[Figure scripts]
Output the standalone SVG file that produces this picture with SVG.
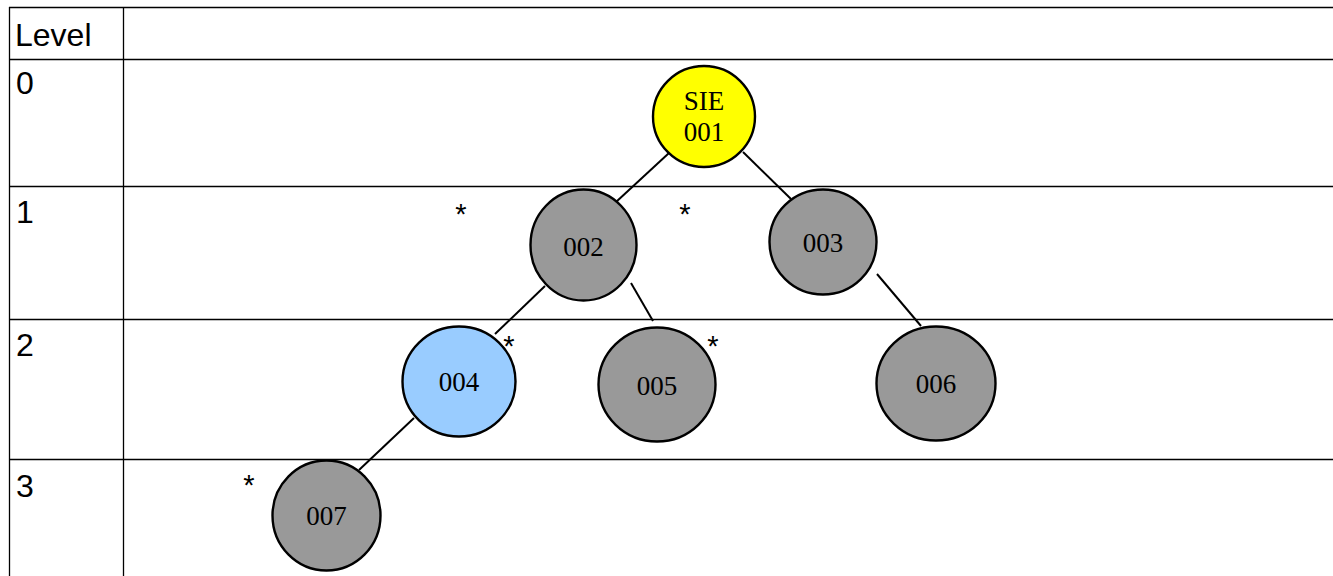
<svg xmlns="http://www.w3.org/2000/svg" width="1333" height="576" viewBox="0 0 1333 576">
<style>
.grid{stroke:#000;stroke-width:1.3;fill:none}
.lvl{font-family:"Liberation Sans",Arial,sans-serif;font-size:32px;fill:#000}
.star{font-family:"Liberation Sans",Arial,sans-serif;font-size:29px;fill:#000;text-anchor:middle}
.node{stroke:#000;stroke-width:2.4}
.gray{fill:#999999}
.lab{font-family:"Liberation Serif","Times New Roman",serif;font-size:27px;fill:#000;text-anchor:middle}
.edge{stroke:#000;stroke-width:2;fill:none}
</style>
<rect width="1333" height="576" fill="#fff"/>
<g id="table">
<line class="grid" x1="9" y1="7.5" x2="1333" y2="7.5"/>
<line class="grid" x1="9" y1="59.5" x2="1333" y2="59.5"/>
<line class="grid" x1="9" y1="186.5" x2="1333" y2="186.5"/>
<line class="grid" x1="9" y1="319.5" x2="1333" y2="319.5"/>
<line class="grid" x1="9" y1="459.5" x2="1333" y2="459.5"/>
<line class="grid" x1="9.5" y1="7" x2="9.5" y2="576"/>
<line class="grid" x1="123.5" y1="7" x2="123.5" y2="576"/>
<text class="lvl" x="15" y="46">Level</text>
<text class="lvl" x="16" y="94">0</text>
<text class="lvl" x="16" y="223">1</text>
<text class="lvl" x="16" y="356">2</text>
<text class="lvl" x="16" y="497">3</text>
</g>
<g id="connectors">
<line class="edge" x1="669" y1="153" x2="616" y2="202"/>
<line class="edge" x1="743" y1="152" x2="791" y2="199"/>
<line class="edge" x1="545" y1="286" x2="495" y2="334"/>
<line class="edge" x1="631" y1="283" x2="653" y2="321"/>
<line class="edge" x1="877" y1="274" x2="921" y2="326"/>
<line class="edge" x1="414" y1="418" x2="359" y2="470"/>
</g>
<g id="n001"><ellipse class="node" cx="704" cy="116.5" rx="51" ry="50.5" fill="#ffff00"/><text class="lab" x="704" y="110">SIE</text><text class="lab" x="704" y="140.5">001</text></g>
<g id="n002"><ellipse class="node gray" cx="583.5" cy="245" rx="53" ry="55.5"/><text class="lab" x="583.5" y="256">002</text></g>
<g id="n003"><ellipse class="node gray" cx="823" cy="242" rx="53.5" ry="52.5"/><text class="lab" x="823" y="252">003</text></g>
<g id="n004"><ellipse class="node" cx="459" cy="381.5" rx="56.5" ry="55" fill="#99ccff"/><text class="lab" x="459" y="391">004</text></g>
<g id="n005"><ellipse class="node gray" cx="657" cy="384.5" rx="58.5" ry="57"/><text class="lab" x="657" y="395">005</text></g>
<g id="n006"><ellipse class="node gray" cx="936" cy="383.5" rx="59.5" ry="57"/><text class="lab" x="936" y="393">006</text></g>
<g id="n007"><ellipse class="node gray" cx="326.5" cy="515.5" rx="54" ry="55"/><text class="lab" x="326.5" y="525">007</text></g>
<g id="stars">
<text class="star" x="461" y="224">*</text>
<text class="star" x="685" y="224">*</text>
<text class="star" x="509" y="356">*</text>
<text class="star" x="713" y="356">*</text>
<text class="star" x="249" y="495">*</text>
</g>
</svg>
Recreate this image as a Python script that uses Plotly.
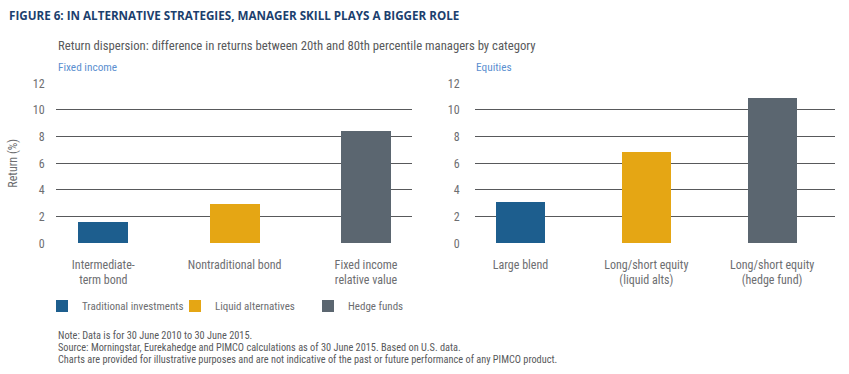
import plotly.graph_objects as go

W, H = 849, 374

# ---- data ----
fi_categories = ["Intermediate-<br>term bond", "Nontraditional bond", "Fixed income<br>relative value"]
fi_values = [1.6, 2.9, 8.4]
eq_categories = ["Large blend", "Long/short equity<br>(liquid alts)", "Long/short equity<br>(hedge fund)"]
eq_values = [3.1, 6.85, 10.9]
series_names = ["Traditional investments", "Liquid alternatives", "Hedge funds"]
series_colors = ["#1d5e8e", "#e5a614", "#5b6670"]
y_ticks = [0, 2, 4, 6, 8, 10, 12]
note_lines = [
    "Note: Data is for 30 June 2010 to 30 June 2015.",
    "Source: Morningstar, Eurekahedge and PIMCO calculations as of 30 June 2015. Based on U.S. data.",
    "Charts are provided for illustrative purposes and are not indicative of the past or future performance of any PIMCO product.",
]

FONT = "Liberation Sans Narrow, Arial Narrow, Roboto Condensed, Roboto, sans-serif"
GRID = "#58595b"
TXT = "#6d6e71"

def px(x):
    return x / W

def py(y):
    return 1 - y / H

fig = go.Figure()
for i, name in enumerate(series_names):
    fig.add_trace(go.Bar(
        x=[fi_categories[i]], y=[fi_values[i]], name=name,
        marker=dict(color=series_colors[i], line=dict(width=0)),
        width=0.38, xaxis="x", yaxis="y", legendgroup=name, showlegend=True,
    ))
    fig.add_trace(go.Bar(
        x=[eq_categories[i]], y=[eq_values[i]], name=name,
        marker=dict(color=series_colors[i], line=dict(width=0)),
        width=0.39, xaxis="x2", yaxis="y2", legendgroup=name, showlegend=False,
    ))

ydom = [py(243.3), py(83.3)]
common_x = dict(type="category", showgrid=False, zeroline=False, showline=False,
                ticks="outside", ticklen=10, tickcolor="rgba(0,0,0,0)", automargin=False,
                tickfont=dict(family=FONT, size=12, color=TXT), fixedrange=True)
common_y = dict(range=[0, 12], tickvals=y_ticks, showgrid=True, gridcolor=GRID, gridwidth=1,
                zeroline=False, showline=False, ticks="outside", tickcolor="rgba(0,0,0,0)",
                automargin=False, fixedrange=True,
                tickfont=dict(family=FONT, size=12, color=TXT), domain=ydom)

fig.update_layout(
    width=W, height=H,
    margin=dict(l=0, r=0, t=0, b=0, autoexpand=False),
    paper_bgcolor="white", plot_bgcolor="white",
    barmode="overlay",
    font=dict(family=FONT, color=TXT),
    xaxis=dict(common_x, domain=[px(56), px(412)], range=[-0.36, 2.35], anchor="y",
               categoryorder="array", categoryarray=fi_categories),
    xaxis2=dict(common_x, domain=[px(475), px(835)], range=[-0.362, 2.50], anchor="y2",
                categoryorder="array", categoryarray=eq_categories),
    yaxis=dict(common_y, anchor="x", ticklen=8,
               title=dict(text="Return (%)", font=dict(family=FONT, size=12, color=TXT), standoff=12)),
    yaxis2=dict(common_y, anchor="x2", ticklen=12),
    legend=dict(orientation="h", x=px(42), y=py(306), xanchor="left", yanchor="middle",
                font=dict(family=FONT, size=11, color=TXT), bgcolor="rgba(0,0,0,0)",
                entrywidth=88, entrywidthmode="pixels", traceorder="normal"),
    bargap=0,
)

annotations = [
    dict(text="<b>FIGURE 6: IN ALTERNATIVE STRATEGIES, MANAGER SKILL PLAYS A BIGGER ROLE</b>",
         x=px(7), y=py(15), xanchor="left", yanchor="middle",
         font=dict(family="Open Sans, sans-serif", size=11.65, color="#1c3f6e")),
    dict(text="Return dispersion: difference in returns between 20th and 80th percentile managers by category",
         x=px(56), y=py(45), xanchor="left", yanchor="middle",
         font=dict(family=FONT, size=12.7, color="#58595b")),
    dict(text="Fixed income", x=px(56), y=py(67), xanchor="left", yanchor="middle",
         font=dict(family=FONT, size=11.3, color="#5b8fd0")),
    dict(text="Equities", x=px(474), y=py(67), xanchor="left", yanchor="middle",
         font=dict(family=FONT, size=11.3, color="#5b8fd0")),
]
for k, line in enumerate(note_lines):
    annotations.append(dict(text=line, x=px(56), y=py(335 + 12 * k), xanchor="left", yanchor="middle",
                            font=dict(family=FONT, size=10.3, color="#58595b")))
for a in annotations:
    a.update(xref="paper", yref="paper", showarrow=False)
fig.update_layout(annotations=annotations)

fig.write_html("out.html", config={"displayModeBar": False},
               post_script="document.body.style.margin='0px';")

• _Short exercise_
Repeat exactly, and only, the lines from the one containing "Recreate this image" through the one containing "W, H = 849, 374", both included, without the pictures.

• _Written solution_
Recreate this image as a Python script that uses Plotly.
import plotly.graph_objects as go

W, H = 849, 374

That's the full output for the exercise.